I’ve been openly talking about my torrid relationship with depression for a long time now. It’s important to speak openly and honestly because I want people to know that it’s okay to talk about depression. There’s no shame in battling depression and I think that when we suffer in silence, it’s that much harder to stay afloat.
At the same time, I understand why many people don’t talk about it. Unless you’re living with depression, it’s very difficult to understand it.
I have an update in regards to my current battle with depression. It’s a big one and I’m feeling really good about it.
Tonight marked the beginning of the third phase of my withdrawal from Paxil. That means I’m officially two months into the process and have one month left. The first month of withdrawal was horrible and I mean horrible. For many people, coming off of Paxil is extremely difficult, painful and even dangerous. I happen to be one of those people who suffered tremendously during the first month.

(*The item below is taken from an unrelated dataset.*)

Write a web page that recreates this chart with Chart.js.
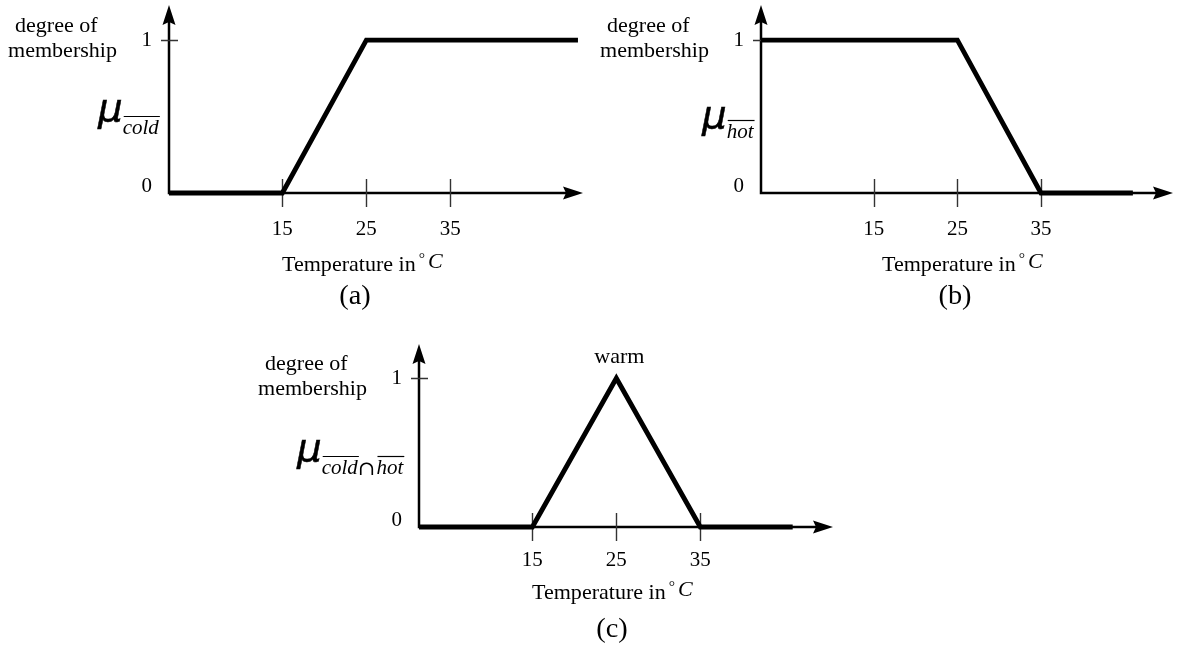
<!DOCTYPE html>
<html>
<head>
<meta charset="utf-8">
<script src="https://cdn.jsdelivr.net/npm/chart.js@4.4.1/dist/chart.umd.min.js"></script>
<style>
  html, body { margin: 0; padding: 0; background: #ffffff; }
  #wrap { position: relative; width: 1183px; height: 651px; overflow: hidden; }
  #wrap canvas { position: absolute; left: 0; top: 0; }
</style>
</head>
<body>
<div id="wrap">
  <canvas id="chartA" width="1183" height="651"></canvas>
  <canvas id="chartB" width="1183" height="651"></canvas>
  <canvas id="chartC" width="1183" height="651"></canvas>
</div>
<script>
// ---------------- data ----------------
const tempTicks = [15, 25, 35];
const membershipTicks = [0, 1];

const coldTemps = [1.5, 15, 25, 50.2];
const coldValues = [0, 0, 1, 1];

const hotTemps = [1.5, 25, 35, 46];
const hotValues = [1, 1, 0, 0];

const warmTemps = [1.5, 15, 25, 35, 46];
const warmValues = [0, 0, 1, 0, 0];

const yTitleLines = ['degree of', 'membership'];
const xTitleText = 'Temperature in';
const xTitleUnit = 'C';
const panelLabels = ['(a)', '(b)', '(c)'];
const muSubscriptsA = ['cold'];
const muSubscriptsB = ['hot'];
const muSubscriptsC = ['cold', 'hot'];
const peakLabel = 'warm';

// axis ranges
const X_MIN = 1.5, X_MAX = 50.8, Y_MIN = 0, Y_MAX = 1.23;

// ---------------- drawing helpers ----------------
const SERIF = '"Liberation Serif", "Times New Roman", "DejaVu Serif", serif';
const SANS = '"DejaVu Sans", "Liberation Sans", Arial, sans-serif';
const SX = 1.05; // slight horizontal stretch of the original figure's lettering

function txt(ctx, s, x, y, font, align, baseline, strokeW) {
  ctx.save();
  ctx.font = font;
  ctx.textAlign = align || 'left';
  ctx.textBaseline = baseline || 'alphabetic';
  ctx.fillStyle = '#000';
  ctx.translate(x, y);
  ctx.scale(SX, 1);
  ctx.fillText(s, 0, 0);
  if (strokeW) {
    ctx.strokeStyle = '#000';
    ctx.lineWidth = strokeW;
    ctx.strokeText(s, 0, 0);
  }
  const w = ctx.measureText(s).width * SX;
  ctx.restore();
  return w;
}

function arrowHead(ctx, tipX, tipY, dir) {
  const L = 20, H = 6.5;
  ctx.beginPath();
  if (dir === 'right') {
    ctx.moveTo(tipX, tipY);
    ctx.lineTo(tipX - L, tipY - H);
    ctx.lineTo(tipX - L + 3, tipY);
    ctx.lineTo(tipX - L, tipY + H);
  } else {
    ctx.moveTo(tipX, tipY);
    ctx.lineTo(tipX - H, tipY + L);
    ctx.lineTo(tipX, tipY + L - 3);
    ctx.lineTo(tipX + H, tipY + L);
  }
  ctx.closePath();
  ctx.fillStyle = '#000';
  ctx.fill();
}

const axesPlugin = {
  id: 'fuzzyAxes',
  beforeDatasetsDraw(chart, args, opts) {
    const ctx = chart.ctx;
    const xs = chart.scales.x, ys = chart.scales.y;
    const a = chart.chartArea;
    const y0 = ys.getPixelForValue(0);
    ctx.save();
    ctx.strokeStyle = '#000';
    ctx.lineWidth = 2.5;
    ctx.beginPath();
    ctx.moveTo(a.left, y0);
    ctx.lineTo(a.right - 10, y0);
    ctx.moveTo(a.left, y0 + 1.2);
    ctx.lineTo(a.left, a.top + 10);
    ctx.stroke();
    arrowHead(ctx, a.right, y0, 'right');
    arrowHead(ctx, a.left, a.top, 'up');
    ctx.strokeStyle = '#333';
    ctx.lineWidth = 1.4;
    ctx.beginPath();
    tempTicks.forEach(t => {
      const px = Math.round(xs.getPixelForValue(t)) + 0.5;
      ctx.moveTo(px, y0 - 14);
      ctx.lineTo(px, y0 + 14);
    });
    const y1 = Math.round(ys.getPixelForValue(1)) + 0.5;
    ctx.moveTo(a.left - 8, y1);
    ctx.lineTo(a.left + 9, y1);
    ctx.stroke();
    ctx.restore();
  },
  afterDraw(chart, args, opts) {
    const ctx = chart.ctx;
    const xs = chart.scales.x, ys = chart.scales.y;
    const a = chart.chartArea;
    const y0 = ys.getPixelForValue(0);
    const y1 = ys.getPixelForValue(1);
    const fText = '21px ' + SERIF;
    const fTick = '20px ' + SERIF;
    membershipTicks.forEach(v => {
      const py = ys.getPixelForValue(v) + (v === 0 ? -6 : 1);
      txt(ctx, String(v), a.left - 17, py, fTick, 'right', 'middle');
    });
    tempTicks.forEach(t => {
      txt(ctx, String(t), xs.getPixelForValue(t), y0 + opts.tickLabelDy, fTick, 'center', 'middle');
    });
    txt(ctx, yTitleLines[0], a.left - 154, y1 - 8, fText, 'left', 'alphabetic');
    txt(ctx, yTitleLines[1], a.left - 161, y1 + 17, fText, 'left', 'alphabetic');
    const mu = opts.mu;
    const muW = txt(ctx, '\u03BC', mu.x, mu.base, 'oblique 37px ' + SANS, 'left', 'alphabetic', 0.5);
    let sx = mu.x + muW;
    const subFont = 'italic 20px ' + SERIF;
    opts.subs.forEach((s, i) => {
      if (i > 0) {
        const cw = txt(ctx, '\u2229', sx, mu.subBase + 1, '20px "DejaVu Serif", ' + SERIF, 'left', 'alphabetic');
        sx += cw + 1;
      }
      const w = txt(ctx, s, sx, mu.subBase, subFont, 'left', 'alphabetic');
      ctx.save();
      ctx.strokeStyle = '#000';
      ctx.lineWidth = 1.2;
      ctx.beginPath();
      ctx.moveTo(sx + 1, mu.over + 0.5);
      ctx.lineTo(sx + w + 1, mu.over + 0.5);
      ctx.stroke();
      ctx.restore();
      sx += w;
    });
    const t = opts.title;
    const tw = txt(ctx, xTitleText, t.x, t.y, fText, 'left', 'middle');
    const dw = txt(ctx, '\u00B0', t.x + tw + 3, t.y - 6, '15px ' + SERIF, 'left', 'middle');
    txt(ctx, xTitleUnit, t.x + tw + dw + 6, t.y - 3, 'italic 21px ' + SERIF, 'left', 'middle');
    txt(ctx, opts.caption.text, opts.caption.x, opts.caption.y, '27px ' + SERIF, 'center', 'middle');
    if (opts.peak) {
      txt(ctx, opts.peak, xs.getPixelForValue(25) + 3, y1 - 21, fText, 'center', 'middle');
    }
  }
};

function makeChart(id, temps, values, area, deco) {
  const pts = temps.map((t, i) => ({ x: t, y: values[i] }));
  return new Chart(document.getElementById(id), {
    type: 'line',
    data: {
      datasets: [{
        data: pts,
        borderColor: '#000',
        borderWidth: 4.8,
        borderJoinStyle: 'miter',
        borderCapStyle: 'butt',
        pointRadius: 0,
        tension: 0,
        fill: false,
        clip: 6
      }]
    },
    options: {
      responsive: false,
      animation: false,
      events: [],
      devicePixelRatio: 1,
      layout: {
        padding: { left: area.left, top: area.top, right: 1183 - area.right, bottom: 651 - area.bottom }
      },
      scales: {
        x: { type: 'linear', min: X_MIN, max: X_MAX, display: false },
        y: { type: 'linear', min: Y_MIN, max: Y_MAX, display: false }
      },
      plugins: {
        legend: { display: false },
        tooltip: { enabled: false },
        fuzzyAxes: deco
      }
    },
    plugins: [axesPlugin]
  });
}

makeChart('chartA', coldTemps, coldValues,
  { left: 169, top: 5, right: 583, bottom: 193 },
  { tickLabelDy: 37, mu: { x: 98, base: 121, subBase: 134, over: 116 }, subs: muSubscriptsA,
    title: { x: 282, y: 265 }, caption: { text: panelLabels[0], x: 355, y: 297 } });

makeChart('chartB', hotTemps, hotValues,
  { left: 761, top: 5, right: 1173, bottom: 193 },
  { tickLabelDy: 37, mu: { x: 702, base: 128, subBase: 138, over: 120 }, subs: muSubscriptsB,
    title: { x: 882, y: 265 }, caption: { text: panelLabels[1], x: 955, y: 297 } });

makeChart('chartC', warmTemps, warmValues,
  { left: 419, top: 344, right: 833, bottom: 527 },
  { tickLabelDy: 34, mu: { x: 297, base: 461, subBase: 474, over: 456 }, subs: muSubscriptsC,
    title: { x: 532, y: 593 }, caption: { text: panelLabels[2], x: 612, y: 630 }, peak: peakLabel });
</script>
</body>
</html>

The second month went much better because I was blessed with the opportunity to use the Fisher Wallace Stimulator and that has made all the difference in the world. You can read all the details about that here.
During the third phase of withdrawaling from Paxil, the dose drops once again. For the next two weeks, I’ll bounce between 10mg one day and 20mg the next.
I’m not overly worried about negative side effects from withdrawaling because the Fisher Wallace Stimulator triggers my brain to produce the same neurotransmitters the Paxil has been. Rather than experience a crash in brain chemistry, the levels are stable and therefore there isn’t any of the misery I went through during the first phase, before I had the stimulator.
I’ve been feeling pretty good and I’m so grateful for that. As I’m coming off the meds, I’ve noticed my weight bouncing around but as I move forward, I’ll get back on track.
Phase four will begin in fourteen days. That will have me taking 10mg/day for two weeks and that will be it. I will be free of the Paxil and my next mission is to come off of the Wellbutrin.
Let me be very clear about this. I’m not anti-medication at all. When taken properly and for the right reasons, medication can be an absolute lifesaver for people with depression. My goal is not to be off medication because I’m against it. I’ve been on meds for about five years now and I’ve never been able to shake the side effects, especially the weight gain.
After talking with my wife, therapist and my doctor, we decided that I would come off the meds slowly. The goal is to maintain without the use of medications.
The plan is to continue therapy as needed, use the stimulator each day, exercise and write more often. The anti-depressants make it so hard for me to write and writing is extremely important to me. It’s therapeutic for me and it’s also how I provide for my family. It’s how I have found I can help others, after retiring from emergency medicine.
Never, never, never take yourself off of your anti-depressants without medical supervision. It can be very dangerous and cause long term side effects. If you feel you need to come off your medication, more power to you. Speak with your doctor, formulate a plan and follow through with it. ☺
I’m happy to answer any question you may have about this process.